Non si parlano da mesi, i due. E quando succede che si trovino alle stesse iniziative di partito, com’è capitato qualche settimana fa al Nazareno per la presentazione del documento dell’area «Fare il Pd», evitano financo di incrociarsi con lo sguardo. Un’indifferenza reciproca arrivata molto al di là dei confini del semplice «gelo». Nessuno dei due lo ammetterebbe mai. Ma D’Alema ha messo in conto a Bersani tanto le polemiche che lo portarono a rinunciare alla candidatura quanto la mancata nomination per il Quirinale, su cui il presidente di ItalianiEuropei aveva chiesto (e, almeno a parole, ottenuto) anche il disco verde del sindaco di Firenze. Al contrario Bersani in cuor suo avrebbe messo in conto ai dalemiani una parte di quei franchi tiratori che, dopo il tormentato voto per il Quirinale, avrebbero portato contro un iceberg tanto il partito quanto la sua segreteria.

«Sui centouno ci ho messo una pietra sopra io. Non ci penso più», dice adesso l’ex segretario. Segno che quella diplomazia parallela che punta a rimetterli attorno a un tavolo, l’uno di fronte all’altro, potrebbe presto riuscire nell’impresa. Dove non perdona, Bersani, è sul voto alle politiche. «L’altro giorno, in aeroporto, m’ha fermato uno che ha votato Cinquestelle solo perché pensava che “fossimo già a posto”. Ma questo tipo di perdono lo fa qualcuno lassù», e l’indice ha indicato il cielo, «non venite da me…».

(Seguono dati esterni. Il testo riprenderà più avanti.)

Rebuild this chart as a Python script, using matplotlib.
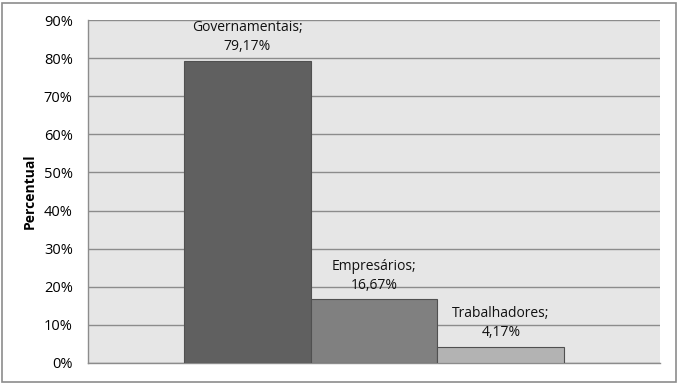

Da lui, adesso, c’è la voglia di fermare la corsa verso Palazzo Chigi di Renzi. Infatti, al contrario dei paletti messi dal sindaco sulle regole del congresso venturo, Bersani insiste «su un segretario che faccia il segretario a tempo pieno». E il famoso «uomo solo al comando» rivisto in chiave positiva con tanto di citazione per Fausto Coppi, citato da «Matteo» nel suo libro Oltre la rottamazione ? «Coppi, alla fine, vinceva lui… Noi siamo un partito che dovrà sopravvivere a chi lo guida. Di questo tipo di partiti siamo rimasti solo noi», ha risposto «Pier Luigi». Quanto alla verità dei mesi trascorsi, forse sarà anche materiale da libro. Di un libro in cui prima o poi troveranno spazio i contatti cercati invano con Beppe Grillo («Ad Arcore no, ma a Genova sarei andato…»), la sua versione sui «101 traditori» e anche quella storiella tramandata da alcuni suoi anonimi vicini di sedia a Montecitorio. Che, durante uno dei passaggi del giuramento di Giorgio Napolitano, avrebbero sentito lui, Bersani, tamburellare le dita sul banco e scandire nitidamente il tormentone di quei giorni: «Ro-do-tà, Ro-do-tà, Ro-do-tà».